Source code of charts ->
....................

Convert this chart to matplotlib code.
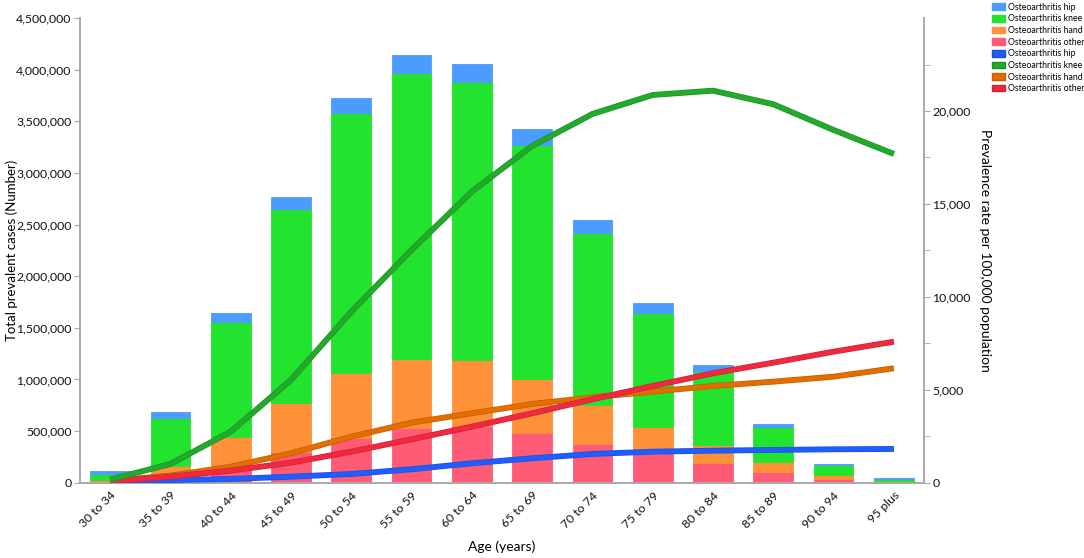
import matplotlib
matplotlib.use("Agg")
import matplotlib.pyplot as plt
import matplotlib.patheffects as pe
from matplotlib.patches import Patch
from matplotlib.ticker import FuncFormatter, MultipleLocator
import numpy as np

plt.rcParams['font.family'] = ['Lato', 'DejaVu Sans']

ages = ['30 to 34', '35 to 39', '40 to 44', '45 to 49', '50 to 54', '55 to 59', '60 to 64',
        '65 to 69', '70 to 74', '75 to 79', '80 to 84', '85 to 89', '90 to 94', '95 plus']

# total prevalent cases (stacked bars)
cases_other = [10000, 50000, 165000, 300000, 436000, 527000, 549000, 479000, 375000, 290000, 188000, 104000, 39000, 9000]
cases_hand = [20000, 115000, 275000, 469000, 624000, 671000, 640000, 526000, 378000, 247000, 177000, 94000, 33000, 7000]
cases_knee = [55000, 459000, 1120000, 1880000, 2519000, 2774000, 2690000, 2264000, 1669000, 1110000, 717000, 345000, 97000, 24000]
cases_hip = [25000, 58000, 81000, 116000, 145000, 172000, 177000, 158000, 123000, 91000, 58000, 26000, 12000, 3000]

# prevalence rate per 100,000 (lines)
rate_hip = [30, 145, 200, 323, 468, 721, 1044, 1313, 1545, 1668, 1722, 1760, 1797, 1813]
rate_knee = [170, 1006, 2745, 5527, 9203, 12524, 15662, 18121, 19843, 20866, 21098, 20366, 18982, 17690]
rate_hand = [100, 380, 861, 1582, 2476, 3229, 3735, 4235, 4594, 4900, 5204, 5436, 5705, 6157]
rate_other = [80, 323, 646, 1076, 1668, 2335, 3014, 3735, 4488, 5204, 5888, 6458, 7050, 7589]

bar_colors = {'hip': '#4c9bff', 'knee': '#22e32e', 'hand': '#ff9139', 'other': '#ff5b76'}
line_colors = {'hip': '#1f5dff', 'knee': '#22aa2a', 'hand': '#e26e00', 'other': '#f0293f'}
line_edges = {'hip': '#1a4fd6', 'knee': '#1c8f23', 'hand': '#c25e00', 'other': '#cc2236'}

fig = plt.figure(figsize=(10.84, 5.58), dpi=100)
ax = fig.add_axes([0.0738, 0.135, 0.7786, 0.8325])
ax2 = ax.twinx()

x = np.arange(len(ages))
w = 0.66
bottom = np.zeros(len(ages))
for key, vals in [('other', cases_other), ('hand', cases_hand), ('knee', cases_knee), ('hip', cases_hip)]:
    ax.bar(x, vals, w, bottom=bottom, color=bar_colors[key], edgecolor=bar_colors[key], linewidth=0.6, zorder=2)
    bottom += np.array(vals)

for key, vals in [('hip', rate_hip), ('hand', rate_hand), ('other', rate_other), ('knee', rate_knee)]:
    ax2.plot(x, vals, color=line_colors[key], lw=3.2, solid_capstyle='butt', zorder=3,
             path_effects=[pe.Stroke(linewidth=4.2, foreground=line_edges[key]), pe.Normal()])

ax.set_xlim(-0.5, 13.5)
ax.set_ylim(0, 4500000)
ax2.set_ylim(0, 25000)
ax.yaxis.set_major_locator(MultipleLocator(500000))
ax.yaxis.set_major_formatter(FuncFormatter(lambda v, p: f'{int(v):,}'))
ax2.set_yticks([0, 5000, 10000, 15000, 20000])
ax2.set_yticks([2500, 7500, 12500, 17500, 22500], minor=True)
ax2.yaxis.set_major_formatter(FuncFormatter(lambda v, p: f'{int(v):,}'))

ax.set_xticks(x)
ax.set_xticklabels(ages, rotation=45, ha='right', rotation_mode='anchor', fontsize=8.8)

grey = '#a8a8a8'
for a in (ax, ax2):
    a.spines['top'].set_visible(False)
    for s in ('left', 'right', 'bottom'):
        a.spines[s].set_color(grey)
        a.spines[s].set_linewidth(1.2)
    a.tick_params(colors=grey, labelcolor='#111111', labelsize=8.8, length=4, pad=2)
    a.tick_params(which='minor', colors=grey, length=4)
ax.tick_params(axis='x', length=0, pad=5)

fig.text(0.011, 0.552, 'Total prevalent cases (Number)', fontsize=9.5, rotation=90, ha='center', va='center')
fig.text(0.9087, 0.552, 'Prevalence rate per 100,000 population', fontsize=10, rotation=-90, ha='center', va='center')
fig.text(0.463, 0.02, 'Age (years)', fontsize=10, ha='center', va='center')

handles = [Patch(facecolor=bar_colors[k], edgecolor=bar_colors[k]) for k in ('hip', 'knee', 'hand', 'other')]
handles += [Patch(facecolor=line_colors[k], edgecolor=line_edges[k]) for k in ('hip', 'knee', 'hand', 'other')]
labels = ['Osteoarthritis hip', 'Osteoarthritis knee', 'Osteoarthritis hand', 'Osteoarthritis other'] * 2
fig.legend(handles, labels, loc='upper left', bbox_to_anchor=(0.915, 0.995), frameon=False,
           fontsize=6.3, handlelength=1.5, handleheight=0.8, handletextpad=0.4, labelspacing=0.3,
           borderaxespad=0, borderpad=0)

fig.savefig('out.png', dpi=100)
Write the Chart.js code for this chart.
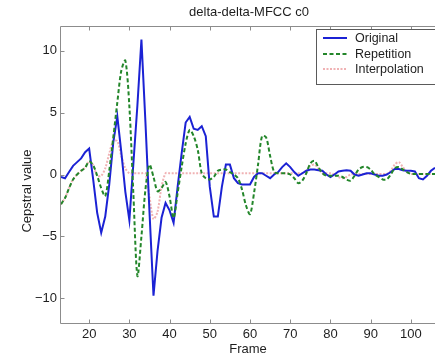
<!DOCTYPE html>
<html><head><meta charset="utf-8">
<script src="https://cdn.jsdelivr.net/npm/chart.js@4.4.0/dist/chart.umd.min.js"></script>
<style>html,body{margin:0;padding:0;background:#fff;}canvas{display:block;}</style>
</head><body>
<canvas id="c" width="435" height="358"></canvas>
<script>
const chartTitle = 'delta-delta-MFCC c0';
const xTitle = 'Frame';
const yTitle = 'Cepstral value';
const seriesNames = ['Original', 'Repetition', 'Interpolation'];

const frames = [13,14,15,16,17,18,19,20,21,22,23,24,25,26,27,28,29,30,31,32,33,34,35,36,37,38,39,40,
  41,42,43,44,45,46,47,48,49,50,51,52,53,54,55,56,57,58,59,60,61,62,63,64,65,66,67,68,69,70,
  71,72,73,74,75,76,77,78,79,80,81,82,83,84,85,86,87,88,89,90,91,92,93,94,95,96,97,98,99,100,
  101,102,103,104,105,106];

const original = [-0.2,-0.3,0.2,0.7,1.0,1.3,1.8,2.1,-0.4,-3.1,-4.7,-3.4,-0.8,2.6,4.7,1.8,-1.4,-3.7,0.9,5.6,
  10.9,4.2,-3.0,-9.8,-6.2,-3.5,-2.3,-2.9,-3.9,-1.0,1.7,4.2,4.65,3.7,3.6,3.9,3.1,-1.0,-3.4,-3.4,
  -1.0,0.8,0.8,-0.3,-0.7,-0.8,-0.8,-0.8,-0.2,0.1,0.1,-0.1,-0.3,0.0,0.2,0.6,0.9,0.6,0.2,-0.1,
  0.1,0.3,0.4,0.4,0.35,0.3,0.0,-0.2,0.0,0.25,0.3,0.35,0.3,0.0,-0.1,0.0,0.1,0.1,0.0,-0.1,
  -0.1,0.0,0.2,0.45,0.45,0.35,0.3,0.3,0.25,-0.3,-0.4,-0.1,0.3,0.55];

const repetition = [-2.4,-1.9,-1.1,-0.4,0.0,0.3,0.55,1.05,0.75,-0.1,-1.1,-1.75,0.3,3.0,5.8,8.4,9.2,5.5,-1.6,-8.2,
  -5.0,-1.2,0.8,-0.2,-1.35,-1.1,-0.6,-1.8,-3.5,-1.5,0.6,2.5,3.6,3.1,2.0,0.1,-0.3,-0.4,-0.2,0.3,
  0.4,0.4,0.2,0.0,-0.3,-1.2,-2.5,-3.2,-1.5,0.8,3.1,3.0,1.5,0.2,0.1,0.1,0.1,0.0,-0.3,-0.7,
  -0.5,0.1,0.9,1.1,0.6,0.1,-0.1,-0.1,-0.1,-0.1,-0.2,-0.4,-0.5,-0.1,0.4,0.6,0.6,0.4,0.0,-0.2,
  -0.4,-0.4,0.0,0.5,0.6,0.4,0.2,0.05,0.05,0.05,0.05,0.05,0.05,0.05];

const interpolation = [-2.4,-1.9,-1.1,-0.4,0.0,0.3,0.55,1.05,0.75,-0.1,-0.1,0.5,1.7,2.7,2.7,1.5,0.5,0.1,0.1,0.1,
  0.1,0.1,-1.8,-3.6,-3.0,-1.0,0.1,0.1,0.1,0.1,0.1,0.1,0.1,0.1,0.1,0.1,0.1,0.1,0.1,0.1,
  0.1,0.1,0.1,0.1,0.1,0.1,0.1,0.1,0.1,0.1,0.1,0.1,0.1,0.1,0.1,0.1,0.1,0.1,0.1,0.1,
  0.1,0.3,0.7,0.8,0.5,0.1,0.1,0.1,0.0,-0.2,-0.3,-0.2,0.0,0.05,0.05,0.05,0.05,0.05,0.05,0.05,
  0.05,0.05,0.3,0.8,1.0,0.6,0.2,0.05,0.05,0.05,0.05,0.05,0.05,0.05];

const xTicks = [20,30,40,50,60,70,80,90,100];
const yTicks = [-10,-5,0,5,10];

const FONT = '"Liberation Sans", Arial, Helvetica, sans-serif';
const TXT = '#1e1e1e';
const colors = ['#1b22d4', '#23862a', '#f0b2b4'];
const dashes = [[], [4, 2.5], [2, 1.5]];
const widths = [2, 2, 2];

const pts = arr => frames.map((f, i) => ({x: f, y: arr[i]}));

const decor = {
  id: 'decor',
  afterDraw(chart) {
    const {ctx, chartArea: a, scales: {x, y}} = chart;
    ctx.save();
    // axes box
    ctx.strokeStyle = '#8c8c8c';
    ctx.lineWidth = 1;
    ctx.beginPath();
    ctx.moveTo(a.right, a.top - 0.5 + 1);
    ctx.lineTo(a.left - 0.5, a.top + 0.5);
    ctx.lineTo(a.left - 0.5, a.bottom + 0.5);
    ctx.lineTo(a.right, a.bottom + 0.5);
    ctx.stroke();
    // inner ticks
    ctx.beginPath();
    xTicks.forEach(v => {
      const px = Math.round(x.getPixelForValue(v)) + 0.5;
      ctx.moveTo(px, a.bottom + 0.5); ctx.lineTo(px, a.bottom - 3.5);
      ctx.moveTo(px, a.top + 0.5); ctx.lineTo(px, a.top + 4.5);
    });
    yTicks.forEach(v => {
      const py = Math.round(y.getPixelForValue(v)) + 0.5;
      ctx.moveTo(a.left - 0.5, py); ctx.lineTo(a.left + 3.5, py);
    });
    ctx.stroke();

    // title
    ctx.fillStyle = TXT;
    ctx.font = '13px ' + FONT;
    ctx.textAlign = 'center';
    ctx.textBaseline = 'middle';
    ctx.fillText(chartTitle, (a.left + a.right) / 2 + 1, 12.5);

    // y title
    ctx.save();
    ctx.translate(27, 191);
    ctx.rotate(-Math.PI / 2);
    ctx.fillText(yTitle, 0, 0);
    ctx.restore();

    // legend
    const lx = 316.5, ly = 29.5, lw = 125, lh = 55;
    ctx.fillStyle = '#ffffff';
    ctx.fillRect(lx, ly, lw, lh);
    ctx.strokeStyle = '#5a5a5a';
    ctx.lineWidth = 1;
    ctx.strokeRect(lx, ly, lw, lh);
    const rows = [38, 54, 69];
    ctx.font = '12.5px ' + FONT;
    ctx.textAlign = 'left';
    ctx.textBaseline = 'middle';
    seriesNames.forEach((name, i) => {
      ctx.strokeStyle = colors[i];
      ctx.lineWidth = widths[i];
      ctx.setLineDash(dashes[i]);
      ctx.beginPath();
      ctx.moveTo(323, rows[i]); ctx.lineTo(347, rows[i]);
      ctx.stroke();
      ctx.setLineDash([]);
      ctx.fillStyle = TXT;
      ctx.fillText(name, 355, rows[i] + 0.5);
    });
    ctx.restore();
  }
};

new Chart(document.getElementById('c'), {
  type: 'line',
  data: {
    datasets: [
      {label: seriesNames[0], data: pts(original), borderColor: colors[0], borderWidth: widths[0],
       borderDash: dashes[0], pointRadius: 0, tension: 0, order: 1},
      {label: seriesNames[1], data: pts(repetition), borderColor: colors[1], borderWidth: widths[1],
       borderDash: dashes[1], pointRadius: 0, tension: 0.3, order: 0},
      {label: seriesNames[2], data: pts(interpolation), borderColor: colors[2], borderWidth: widths[2],
       borderDash: dashes[2], pointRadius: 0, tension: 0.3, order: 2}
    ]
  },
  options: {
    responsive: false,
    animation: false,
    devicePixelRatio: 1,
    layout: {padding: {top: 26, right: 0, bottom: 0, left: 0}},
    plugins: {legend: {display: false}, title: {display: false}, tooltip: {enabled: false}},
    scales: {
      x: {
        type: 'linear', min: 13, max: 106,
        afterBuildTicks: s => { s.ticks = xTicks.map(v => ({value: v})); },
        afterFit: s => { s.height = 35; },
        grid: {display: false, drawTicks: false},
        border: {display: false},
        ticks: {font: {family: FONT, size: 13}, color: TXT, padding: 4, maxRotation: 0, autoSkip: false, includeBounds: false},
        title: {display: true, text: xTitle, font: {family: FONT, size: 13}, color: TXT, padding: {top: 1, bottom: 1}}
      },
      y: {
        type: 'linear', min: -12, max: 12,
        afterBuildTicks: s => { s.ticks = yTicks.map(v => ({value: v})); },
        afterFit: s => { s.width = 61; },
        grid: {display: false, drawTicks: false},
        border: {display: false},
        ticks: {font: {family: FONT, size: 13}, color: TXT, padding: 4, includeBounds: false,
                callback: v => (v < 0 ? '\u2212' + Math.abs(v) : String(v))}
      }
    }
  },
  plugins: [decor]
});
</script>
</body></html>
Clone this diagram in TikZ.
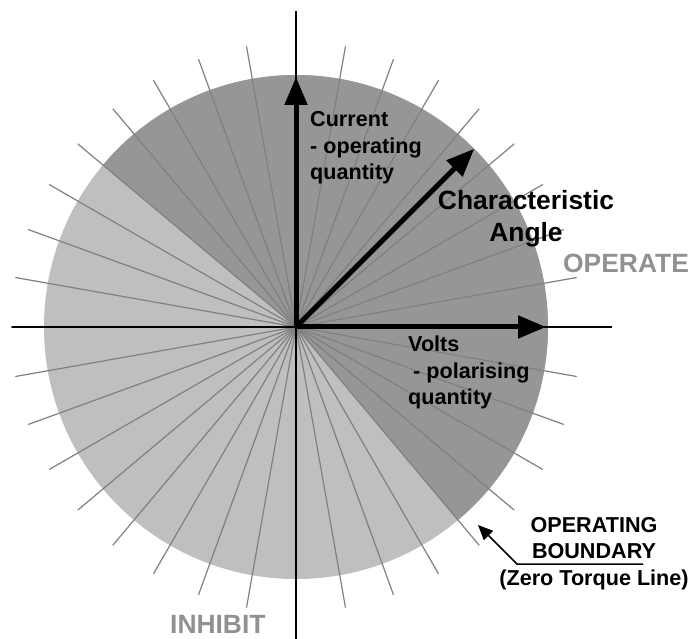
\documentclass[tikz,border=0pt]{standalone}
\usepackage{fontspec}
\setmainfont{Liberation Sans}
\usetikzlibrary{arrows.meta}
\definecolor{operategray}{gray}{0.59}
\definecolor{inhibitgray}{gray}{0.75}
\definecolor{raygray}{gray}{0.5}
\definecolor{zonegray}{gray}{0.57}
\begin{document}
\begin{tikzpicture}[x=1pt, y=1pt,
  every node/.style={font=\bfseries\fontsize{21.6}{26.5}\selectfont, inner sep=0pt},
  vector/.style={line width=5pt, -{Triangle[length=28pt, width=22pt]}},
  zone/.style={font=\bfseries\fontsize{26.4}{32}\selectfont, text=zonegray}]
  \useasboundingbox (-296,-312) rectangle (397,327);
  \coordinate (O) at (0,0);
  % discs
  \fill[inhibitgray] (O) circle (252);
  \fill[operategray] (O) -- (-50:252) arc[start angle=-50, end angle=140, radius=252] -- cycle;
  % rays
  \foreach \a in {0,10,...,350} { \draw[raygray, line width=1.2pt] (O) -- (\a:285); }
  % axes
  \draw[line width=2pt] (-284,0) -- (316,0);
  \draw[line width=2pt] (0,-312) -- (0,316);
  % vectors
  \coordinate (cur) at (90:250);
  \coordinate (volt) at (0:250);
  \coordinate (char) at (45:252);
  \draw[vector] (O) -- (cur);
  \draw[vector] (O) -- (volt);
  \draw[vector] (O) -- (char);
  % labels (base = last line)
  \node[anchor=base west, align=left] (current) at (14,147) {Current\\- operating\\quantity};
  \node[anchor=base west, align=left] (volts) at (112,-78) {Volts\\\hspace*{5pt}- polarising\\quantity};
  \node[anchor=base, align=center, font=\bfseries\fontsize{26.4}{32}\selectfont] (charangle) at (230,85) {Characteristic\\Angle};
  \node[zone, anchor=base west] (operate) at (267,54) {OPERATE};
  \node[zone, anchor=base west] (inhibit) at (-126,-306) {INHIBIT};
  \node[anchor=base, align=center] (boundary) at (298,-258) {OPERATING\\BOUNDARY\\(Zero Torque Line)};
  % pointer to boundary
  \coordinate (bnd) at (182,-198);
  \coordinate (ulL) at (221,-237);
  \coordinate (ulR) at (347,-237);
  \draw[line width=1.5pt, -{Triangle[length=15pt, width=13pt]}] (ulR) -- (ulL) -- (bnd);
\end{tikzpicture}
\end{document}
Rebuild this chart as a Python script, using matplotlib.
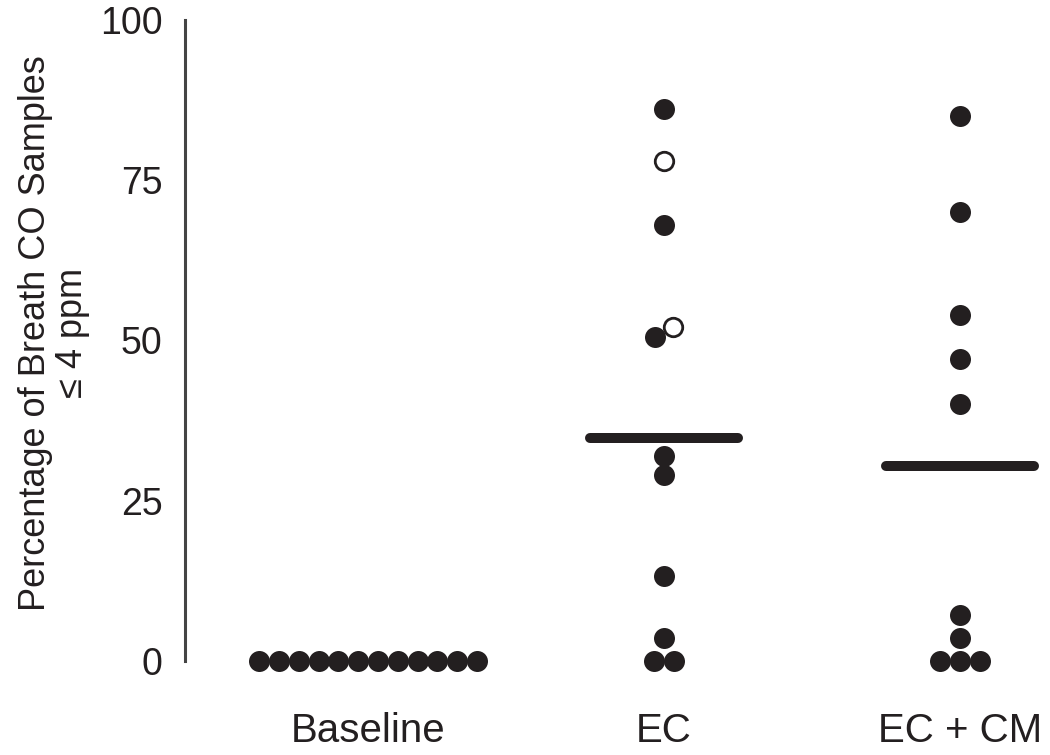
import numpy as np
import matplotlib
matplotlib.use("Agg")
import matplotlib.pyplot as plt

plt.rcParams['font.family'] = ['Liberation Sans', 'DejaVu Sans']

# ---- data ----
categories = ["Baseline", "EC", "EC + CM"]
baseline_vals = [0, 0, 0, 0, 0, 0, 0, 0, 0, 0, 0, 0]
ec_vals = [86, 78, 68, 52, 50.5, 32, 29, 13.3, 3.6, 0, 0]
ec_open = [False, True, False, True, False, False, False, False, False, False, False]
eccm_vals = [85, 70, 54, 47, 40, 7.2, 3.6, 0, 0, 0]
eccm_open = [False] * 10
baseline_open = [False] * 12
median_vals = [None, 34.8, 30.4]
yticks = [0, 25, 50, 75, 100]

groups = [baseline_vals, ec_vals, eccm_vals]
opens = [baseline_open, ec_open, eccm_open]

DARK = '#231f20'
W, H = 1050, 755
fig = plt.figure(figsize=(W / 100, H / 100), dpi=100)
ax_left, ax_right = 185 / W, 1.0
ax_bottom, ax_top = (H - 661) / H, (H - 19.5) / H
ax = fig.add_axes([ax_left, ax_bottom, ax_right - ax_left, ax_top - ax_bottom])

xlim = (-183 / 296, 2 + 90 / 296)
ylim = (0, 100)
ax.set_xlim(*xlim)
ax.set_ylim(*ylim)

# pixel scale for swarm layout
px_per_x = (ax_right - ax_left) * W / (xlim[1] - xlim[0])
px_per_y = (ax_top - ax_bottom) * H / (ylim[1] - ylim[0])
diam_px = 21.0
spacing_px = 19.8

def swarm_offsets(vals):
    vals = np.asarray(vals, dtype=float)
    order = np.argsort(vals)
    offsets = np.zeros(len(vals))
    rows = []
    cur = [order[0]]
    for idx in order[1:]:
        if (vals[idx] - vals[cur[0]]) * px_per_y < 15:
            cur.append(idx)
        else:
            rows.append(cur)
            cur = [idx]
    rows.append(cur)
    for row in rows:
        n = len(row)
        dy = (vals[row[-1]] - vals[row[0]]) * px_per_y
        sp = np.sqrt(max(spacing_px ** 2 - dy ** 2, 0)) if dy > 0 else spacing_px
        for i, idx in enumerate(row):
            offsets[idx] = (i - (n - 1) / 2) * sp / px_per_x
    return offsets

ms = diam_px * 72 / 100
for gi, (vals, op) in enumerate(zip(groups, opens)):
    offs = swarm_offsets(vals)
    for v, o, is_open in zip(vals, offs, op):
        if is_open:
            ax.plot(gi + o, v, 'o', ms=ms * 0.88, mfc='white', mec=DARK, mew=2.0,
                    clip_on=False, zorder=4)
        else:
            ax.plot(gi + o, v, 'o', ms=ms, mfc=DARK, mec=DARK, mew=0,
                    clip_on=False, zorder=3)

for gi, m in enumerate(median_vals):
    if m is None:
        continue
    ax.plot([gi - 0.25, gi + 0.25], [m, m], color=DARK, lw=7.2,
            solid_capstyle='round', zorder=2, clip_on=False)

for s in ['top', 'right', 'bottom']:
    ax.spines[s].set_visible(False)
ax.spines['left'].set_color('#444444')
ax.spines['left'].set_linewidth(2.2)

ax.set_yticks(yticks)
ax.set_yticklabels([str(t) for t in yticks])
ax.set_xticks(range(len(categories)))
ax.set_xticklabels(categories)
ax.tick_params(axis='y', length=0, pad=16, labelsize=27, labelcolor=DARK)
ax.tick_params(axis='x', length=0, pad=37, labelsize=29, labelcolor=DARK)

fig.text(54 / W, 1 - 333 / H, "Percentage of Breath CO Samples\n\u2264 4 ppm",
         rotation=90, ha='center', va='center', multialignment='center',
         fontsize=26, color=DARK, linespacing=1.1)

fig.savefig('out.png', dpi=100, facecolor='white')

....................

Aim ->
In the listing above, find the line with "Rebuild this chart" and the line with "plt.rcParams['font.family'] = ['Liberation". Copy exactly those lines and all between them, minus the images.

Exercise response ->
Rebuild this chart as a Python script, using matplotlib.
import numpy as np
import matplotlib
matplotlib.use("Agg")
import matplotlib.pyplot as plt

plt.rcParams['font.family'] = ['Liberation Sans', 'DejaVu Sans']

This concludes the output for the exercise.